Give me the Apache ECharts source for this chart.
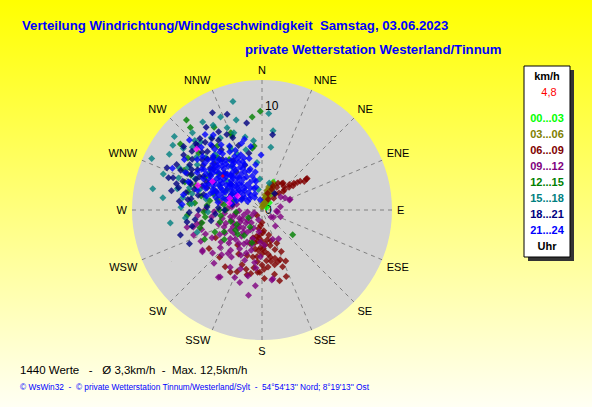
<!DOCTYPE html>
<html><head><meta charset="utf-8">
<script src="https://cdn.jsdelivr.net/npm/echarts@6/dist/echarts.min.js"></script>
<style>html,body{margin:0;padding:0;}#c{width:592px;height:407px;}</style>
</head><body><div id="c"></div>
<script>
// Direction tick labels (every 22.5°)
const directions = ['N','NNE','NE','ENE','E','ESE','SE','SSE','S','SSW','SW','WSW','W','WNW','NW','NNW'];
// Legend labels (hour bins)
const hourBins = ['00...03','03...06','06...09','09...12','12...15','15...18','18...21','21...24'];
const binColors = ['#00ff00','#808000','#800000','#800080','#008000','#008080','#000080','#0000ff'];
const radiusLabels = [0, 10];

// Data: [speed km/h, direction degrees]
const h00_03 = [[2.9,22],[2.5,24],[1.0,45],[0.5,60],[1.8,30]];
const h03_06 = [[0.5,20],[0.8,15],[1.0,18],[1.2,20],[1.4,17],[1.6,19],[1.8,21],[2.0,20],[2.2,22],[2.4,21],[2.6,23],[2.8,22],[1.1,10],[1.5,12],[1.9,14],[2.3,16],[0.6,5],[0.3,0],[1.3,25],[1.7,27],[2.1,26],[2.5,18],[0.9,28],[2.7,26],[0.4,12],[0.7,24],[1.5,23],[2.0,16],[2.4,25],[1.2,14]];
const h06_09 = [[5.2,55],[5.3,55],[4.6,53],[4.0,50],[3.4,50],[2.9,48],[2.3,45],[3.2,37],[3.0,31],[1.6,45],[3.8,52],[2.7,49],[2.6,33],[2.6,22],[3.3,38],[2.2,25],[1.7,19],[4.3,52],[3.6,47],[2.0,40],[1.2,30],[4.9,56],[3.1,43],
  [7.0,166],[6.3,169],[5.1,160],[5.2,163],[5.4,167],[5.5,174],[6.0,182],[6.0,184],[6.4,193],[6.4,202],[6.7,207],[6.5,213],[6.1,222],[5.2,239],[6.3,234],[2.4,185],[3.7,178],[3.5,167],[3.2,192],[3.5,156],[4.0,162],[4.6,170],[4.6,191],[4.6,198],[1.2,180],[0.7,225],[2.8,198],[2.0,175],[2.9,170],[4.2,180],[5.0,185],[5.7,178],[4.4,155],[5.8,160],[3.9,185],[3.0,180],[2.5,165],[4.8,208],[5.6,200],[6.6,178],[6.8,160],[4.1,215],[5.9,195],[1.8,190],[3.4,200],[4.9,175],[5.4,155],[6.2,190],
  [2.2,178],[2.7,186],[3.3,174],[3.8,190],[4.3,172],[4.5,186],[5.3,180],[3.1,164],[3.6,182],[4.8,165],[2.6,192],[1.5,185],[4.0,176],[5.0,170],[5.6,188],[3.0,188]];
const h09_12 = [[7.3,185],[8.3,189],[7.3,197],[7.7,213],[6.9,236],[6.3,229],[6.7,171],[3.2,150],[2.5,62],[2.8,70],[1.4,94],[1.1,128],[2.9,69],[1.5,97],[1.3,122],[7.6,212],[6.8,172],[6.3,209],[5.1,199],[5.4,213],[3.1,258],[6.1,252],[5.5,241],
  [2.4,241],[2.0,230],[2.8,220],[3.5,230],[3.0,245],[1.8,255],[2.6,262],[3.7,250],[4.2,238],[4.5,225],[3.9,215],[4.8,205],[3.4,205],[2.2,210],[1.6,220],[1.2,240],[2.9,198],[4.0,195],[5.8,222],[5.0,232],[4.4,252],[3.6,265],[4.9,262],[5.9,247],[6.6,243],[7.0,250],[6.4,258],[3.3,273],[4.0,280],[2.5,283],[5.3,218],[6.0,200],[6.5,192],[5.6,186],[4.5,182],[7.0,202],[6.9,222],[2.1,188],[3.1,183],[1.0,200],[0.8,250],[4.6,268],[5.5,270],[6.2,265],[3.8,222],[4.3,210],[2.7,235],[2.3,250],[5.1,188],[3.0,160],[2.0,140],[1.9,110],[3.4,176],[2.2,55],[1.8,80],[7.4,257],[6.8,256],[6.0,258],[7.0,235],
  [1.7,235],[2.1,245],[2.5,226],[2.9,232],[3.2,240],[3.6,237],[3.1,252],[2.7,258],[2.2,268],[1.4,262],[1.9,205],[2.6,214],[3.2,218],[3.7,208],[4.1,228],[4.7,240],[4.0,246],[4.9,218],[5.4,228],[3.5,196],[4.4,200],[2.9,276],[3.9,258]];
const h12_15 = [[9.5,359],[9.0,354],[11.3,320],[6.0,351],[6.2,353],[3.8,129],[6.2,243],[6.2,254],[4.2,254],[10.5,319],[7.0,275],[5.3,275],
  [7.5,325],[8.2,312],[6.3,300],[5.4,310],[6.8,333],[8.7,305],[9.2,330],[7.7,338],[4.9,288],[6.0,283],[7.9,290],[5.5,263],[4.0,262],[3.2,250],[3.5,270],[2.8,240],[5.0,245],[4.6,232],[3.3,225],[7.3,284],[8.4,297],[10.1,309],[6.6,320],[5.8,327],[3.9,300],[2.5,265],[5.9,258],[7.2,266],[8.0,338],[2.0,215],[1.5,240],[3.0,215],[4.2,240],[3.3,197],[3.2,233],
  [4.4,283],[5.1,280],[3.7,278],[6.5,276],[2.9,288],[4.1,270],[6.8,290],[7.6,296],[5.6,268]];
const h15_18 = [[10.8,345],[9.3,4],[7.7,8],[6.1,8],[11.7,295],[10.7,281],[9.6,277],[12.6,321],[10.4,301],[8.9,262],[6.6,251],[6.7,353],[4.6,354],[7.2,347],[8.0,330],
  [7.0,320],[8.5,325],[9.0,312],[7.6,305],[8.2,300],[6.5,333],[7.9,340],[5.9,336],[9.6,308],[8.8,318],[10.0,318],[6.3,288],[7.3,287],[8.4,284],[5.5,281],[6.8,275],[4.7,300],[5.1,325],[9.4,330],[10.2,326],[7.1,295],[11.0,310],[8.6,291],[6.0,345],[9.0,344],[5.2,268],[7.8,272],[3.8,287],[4.4,310],[6.7,318],[5.7,297],[2.0,350],[3.0,356],[7.4,264],[10.1,290],[6.2,305],[2.7,15],
  [8.1,309],[9.3,316],[7.4,313],[8.9,297],[6.9,283],[9.8,336],[8.6,337],[10.6,306],[7.7,279]];
const h18_21 = [[9.8,340],[8.5,350],[7.3,8],[9.6,326],[9.1,319],[10.0,294],[9.1,290],[8.6,287],[9.5,289],[8.2,253],[7.7,245],[7.3,261],[6.5,262],[4.2,273],
  [6.0,304],[7.2,313],[5.5,330],[8.0,335],[6.8,298],[7.8,300],[5.0,315],[4.4,326],[6.6,340],[7.5,338],[8.8,310],[8.3,306],[3.9,310],[5.8,285],[6.9,279],[7.5,283],[8.7,296],[9.2,305],[6.2,322],[4.8,292],[5.3,273],[6.1,270],[7.0,268],[8.0,276],[5.6,347],[4.6,339],[3.3,297],[2.9,280],[7.9,328],[8.6,331],[6.4,309],[10.5,333],[9.0,315],[3.6,270],[4.5,265],[6.9,257],[5.0,258],[7.4,291],[8.9,282],[2.2,300],[6.2,292],[2.0,37],[7.5,310],
  [6.5,300],[7.0,295],[7.6,297],[8.1,290],[6.8,287],[7.3,302],[8.2,302],[8.0,314],[7.1,307],[6.9,317],[8.5,320],[7.8,322],[6.0,297],[5.7,292],[6.3,283],[7.2,278],[8.3,285],[9.3,298],[8.8,315],[6.4,314],[7.7,317],[8.4,325],[7.0,326],[6.1,310],[5.4,300],[9.7,309],[8.0,296],[7.3,290]];
const h21_24 = [[4.5,318],[5.0,312],[3.8,325],[5.6,322],[4.2,305],[6.1,315],[3.5,335],[5.3,330],[6.6,325],[4.8,300],[3.2,312],[2.8,328],[5.9,307],[7.0,318],[6.3,336],[4.0,342],[2.5,318],[3.9,296],[5.2,296],[6.8,305],[7.4,328],[4.6,333],[3.4,302],[5.7,339],[2.2,340],[1.8,322],[6.0,293],[7.7,312],[4.4,289],[3.0,346],[5.1,346],[6.7,343],[2.9,300],[4.9,326],[4.1,314],[5.4,317],[3.6,318],[6.4,320],[5.8,300],[4.7,309],[3.3,292],[2.0,305],[6.9,333],[7.2,300],[8.0,322],[7.9,308],[8.4,316],[5.5,284],[6.5,287],[7.7,281],[7.7,274],[5.3,359],[4.4,352],[3.7,350],[1.0,350],[1.4,330],[2.6,290],[3.0,282],[4.3,280],[8.6,327],[9.1,323],[9.5,295],[9.7,314],[8.9,303],[6.2,350],[7.0,346],[5.0,338],[3.9,308],[4.6,322],[5.6,328],[6.2,311],[4.0,330],[3.1,320],[2.4,332],[5.9,314],[6.8,316],[7.4,322],[5.3,305],[4.3,297],[3.6,286],[8.2,296],[7.6,291],[2.7,310],[1.6,312],[6.4,298],[7.1,309],[5.0,290],
  [1.6,301],[1.7,337],[2.2,296],[2.3,309],[2.1,322],[2.3,345],[2.8,293],[2.9,311],[2.7,321],[2.9,337],[2.8,348],[3.4,290],[3.3,298],[3.5,306],[3.4,314],[3.3,323],[3.5,330],[3.4,344],[4.0,287],[4.1,294],[3.9,302],[4.0,309],[4.1,318],[3.9,323],[4.0,336],[4.1,344],[4.6,285],[4.7,292],[4.5,298],[4.6,304],[4.7,313],[4.5,318],[4.6,327],[4.7,339],[5.2,288],[5.1,293],[5.3,300],[5.2,308],[5.1,314],[5.3,322],[5.2,327],[5.1,334],[5.3,341],[5.8,291],[5.7,296],[5.9,303],[5.8,310],[5.7,318],[5.9,324],[5.8,333],[6.4,303],[6.3,308],[6.5,313],[6.3,318],[6.4,331],[7.0,304],[7.1,313],[6.9,324],[4.3,320],[3.7,310],[4.9,305],[5.5,311],[4.4,335],[6.0,320],[3.0,305],[4.8,316],[5.5,335]];
const highlight = [[8.6,313],[6.6,291],[3.2,282],[3.3,290],[5.5,300],[2.7,300]];
const current = [[5.0,311]];

const hourSeries = [h00_03,h03_06,h06_09,h09_12,h12_15,h15_18,h18_21,h21_24];

const chart = echarts.init(document.getElementById('c'), null, {renderer:'svg'});
const FONT = 'Liberation Sans, Arial, sans-serif';

const series = hourSeries.map((d,i)=>({
  type:'scatter', coordinateSystem:'polar', name:hourBins[i], data:d,
  symbol:'diamond', symbolSize:7, itemStyle:{color:binColors[i]}, silent:true
}));
series.push({type:'scatter',coordinateSystem:'polar',data:highlight,symbol:'diamond',symbolSize:7,itemStyle:{color:'#ff00ff'}});
series.push({type:'scatter',coordinateSystem:'polar',data:current,symbol:'diamond',symbolSize:4,itemStyle:{color:'#ff0000'}});

const graphics = [
  {type:'text', x:22, y:25, style:{text:'Verteilung Windrichtung/Windgeschwindigkeit  Samstag, 03.06.2023', font:'bold 13.2px '+FONT, fill:'#0000ff', textVerticalAlign:'middle'}},
  {type:'text', x:245, y:49, style:{text:'private Wetterstation Westerland/Tinnum', font:'bold 13.2px '+FONT, fill:'#0000ff', textVerticalAlign:'middle'}},
  {type:'text', x:20, y:370, style:{text:'1440 Werte   -   Ø 3,3km/h  -  Max. 12,5km/h', font:'11.5px '+FONT, fill:'#000', textVerticalAlign:'middle'}},
  {type:'text', x:20, y:387, style:{text:"© WsWin32  -  © private Wetterstation Tinnum/Westerland/Sylt  -  54°54'13'' Nord; 8°19'13'' Ost", font:'8.3px '+FONT, fill:'#0000ff', textVerticalAlign:'middle'}},
  {type:'rect', shape:{x:528, y:70, width:46, height:191}, style:{fill:'#333'}},
  {type:'rect', shape:{x:524, y:66, width:46, height:191}, style:{fill:'#fff', stroke:'#000', lineWidth:1}},
  {type:'text', x:547, y:76, style:{text:'km/h', font:'bold 11px '+FONT, fill:'#000', textAlign:'center', textVerticalAlign:'middle'}},
  {type:'text', x:549, y:92, style:{text:'4,8', font:'11px '+FONT, fill:'#ff0000', textAlign:'center', textVerticalAlign:'middle'}},
  {type:'text', x:547, y:246, style:{text:'Uhr', font:'bold 11px '+FONT, fill:'#000', textAlign:'center', textVerticalAlign:'middle'}}
];
hourBins.forEach((t,i)=>{
  graphics.push({type:'text', x:547, y:118+i*16, style:{text:t, font:'bold 11px '+FONT, fill:binColors[i], textAlign:'center', textVerticalAlign:'middle'}});
});

chart.setOption({
  animation:false,
  backgroundColor:{type:'linear',x:0,y:0,x2:0,y2:1,colorStops:[{offset:0,color:'#ffff00'},{offset:1,color:'#fffff4'}]},
  polar:{center:[262,210], radius:130},
  angleAxis:{
    type:'value', min:0, max:360, interval:22.5, startAngle:90, clockwise:true,
    axisLine:{show:false}, axisTick:{show:false},
    axisLabel:{margin:5, color:'#000', fontFamily:FONT, fontSize:11,
      formatter:v=> v>=360 ? '' : directions[Math.round(v/22.5)%16]},
    splitLine:{show:true, lineStyle:{color:'#808080', type:[4,4], width:1}}
  },
  radiusAxis:{
    type:'value', min:0, max:12.5, interval:10,
    axisLine:{show:false}, axisTick:{show:false},
    axisLabel:{color:'#000', fontFamily:FONT, fontSize:12, margin:-3, align:'left',
      formatter:v=> radiusLabels.indexOf(v)>=0 ? String(v) : ''},
    splitLine:{show:true, lineStyle:{color:['#808080','#808080','rgba(0,0,0,0)'], type:[4,4], width:1}},
    splitArea:{show:true, areaStyle:{color:['#d3d3d3']}}
  },
  graphic:graphics,
  series:series
});
</script></body></html>
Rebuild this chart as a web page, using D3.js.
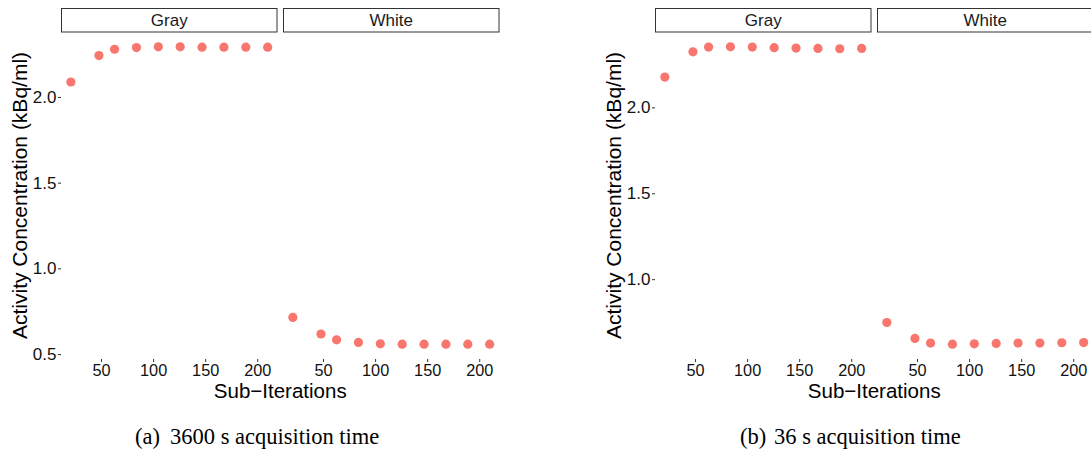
<!DOCTYPE html>
<html><head><meta charset="utf-8">
<script src="https://cdn.jsdelivr.net/npm/d3@7"></script>
<style>
body{margin:0;background:#fff;}
svg{display:block;}
text{font-family:"Liberation Sans",Arial,Helvetica,sans-serif;}
.cap{font-family:"Liberation Serif","Times New Roman",serif;}
</style></head>
<body>
<svg id="c" width="1091" height="451"></svg>
<script>
// ---- data ----
const iterations = [21, 48, 63, 84, 105, 126, 147, 168, 189, 210];
const tissues = ["Gray", "White"];
const gray3600 = [2.087, 2.241, 2.278, 2.288, 2.292, 2.292, 2.290, 2.290, 2.290, 2.290];
const white3600 = [0.714, 0.617, 0.583, 0.568, 0.560, 0.558, 0.558, 0.558, 0.558, 0.558];
const gray36 = [2.176, 2.323, 2.351, 2.352, 2.351, 2.347, 2.345, 2.343, 2.341, 2.343];
const white36 = [0.748, 0.655, 0.628, 0.622, 0.624, 0.626, 0.628, 0.628, 0.630, 0.631];
const xTicks = [50, 100, 150, 200];
const yTicks3600 = [0.5, 1.0, 1.5, 2.0];
const yTicks36 = [1.0, 1.5, 2.0];
const captionLabels = ["(a)", "(b)"];
const captionTexts = ["3600 s acquisition time", "36 s acquisition time"];
const yTitle = "Activity Concentration (kBq/ml)";
const xTitle = "Sub\u2212Iterations";

// ---- layout ----
const svg = d3.select("#c");
const panelW = 216.5, gap = 5.5, panelTop = 32, panelBottom = 359;
const charts = [
  {x0: 61, series: [gray3600, white3600], yTicks: yTicks3600, capLabelX: 135, capTextX: 170},
  {x0: 655, series: [gray36, white36], yTicks: yTicks36, capLabelX: 740, capTextX: 774}
];
const color = "#F8766D";

function expand(ext) { const d = ext[1] - ext[0]; return [ext[0] - 0.05 * d, ext[1] + 0.05 * d]; }

const x = d3.scaleLinear().domain(expand(d3.extent(iterations))).range([0, panelW]);

charts.forEach((ch, ci) => {
  const all = ch.series.flat();
  const y = d3.scaleLinear().domain(expand(d3.extent(all))).range([panelBottom, panelTop]);
  const g = svg.append("g");

  // y axis
  const ya = g.append("g").attr("transform", `translate(${ch.x0},0)`)
    .call(d3.axisLeft(y).tickValues(ch.yTicks).tickFormat(d3.format(".1f")).tickSize(3).tickPadding(1.5));
  ya.select(".domain").remove();
  ya.selectAll(".tick line").attr("stroke", "#333");
  ya.selectAll(".tick text").attr("font-size", 17).attr("fill", "#111")
    .attr("font-family", "'Liberation Sans',Arial,sans-serif");

  tissues.forEach((t, ti) => {
    const px = ch.x0 + ti * (panelW + gap);
    const pg = g.append("g").attr("transform", `translate(${px},0)`);
    // strip
    pg.append("rect").attr("x", 0.5).attr("y", 8.5).attr("width", panelW - 1).attr("height", 23.5)
      .attr("fill", "#fff").attr("stroke", "#333").attr("stroke-width", 1);
    pg.append("text").attr("x", panelW / 2).attr("y", 26).attr("text-anchor", "middle")
      .attr("font-size", 17).attr("fill", "#1a1a1a").text(t);
    // x axis
    const xa = pg.append("g").attr("transform", `translate(0,${panelBottom})`)
      .call(d3.axisBottom(x).tickValues(xTicks).tickFormat(d3.format("d")).tickSize(3).tickPadding(2));
    xa.select(".domain").remove();
    xa.selectAll(".tick line").attr("stroke", "#333");
    xa.selectAll(".tick text").attr("font-size", 16.3).attr("fill", "#111")
      .attr("font-family", "'Liberation Sans',Arial,sans-serif");
    // points
    pg.selectAll("circle").data(iterations.map((it, i) => [it, ch.series[ti][i]]))
      .enter().append("circle")
      .attr("cx", d => x(d[0])).attr("cy", d => y(d[1])).attr("r", 4.6).attr("fill", color);
  });

  // axis titles
  const midX = ch.x0 + (2 * panelW + gap) / 2;
  g.append("text").attr("x", midX).attr("y", 397.5).attr("text-anchor", "middle")
    .attr("font-size", 20.5).attr("fill", "#000").text(xTitle);
  g.append("text").attr("transform", `translate(${ch.x0 - 34},${(panelTop + panelBottom) / 2}) rotate(-90)`)
    .attr("text-anchor", "middle").attr("font-size", 21).attr("fill", "#000").text(yTitle);

  // caption
  g.append("text").attr("class", "cap").attr("x", ch.capLabelX).attr("y", 444)
    .attr("font-size", 22.5).attr("fill", "#000").text(captionLabels[ci]);
  g.append("text").attr("class", "cap").attr("x", ch.capTextX).attr("y", 444)
    .attr("font-size", 22.5).attr("fill", "#000").text(captionTexts[ci]);
});
</script>
</body></html>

★ ★ ★ ★

WHAT YOU SHOULD DO
Begin at the first line of the material and copy each line exactly through the one containing "const radiusLabels = [0, 10];". Omit pictures.

COMPLETED TASK
Give me the Apache ECharts source for this chart.
<!DOCTYPE html>
<html><head><meta charset="utf-8">
<script src="https://cdn.jsdelivr.net/npm/echarts@6/dist/echarts.min.js"></script>
<style>html,body{margin:0;padding:0;}#c{width:592px;height:407px;}</style>
</head><body><div id="c"></div>
<script>
// Direction tick labels (every 22.5°)
const directions = ['N','NNE','NE','ENE','E','ESE','SE','SSE','S','SSW','SW','WSW','W','WNW','NW','NNW'];
// Legend labels (hour bins)
const hourBins = ['00...03','03...06','06...09','09...12','12...15','15...18','18...21','21...24'];
const binColors = ['#00ff00','#808000','#800000','#800080','#008000','#008080','#000080','#0000ff'];
const radiusLabels = [0, 10];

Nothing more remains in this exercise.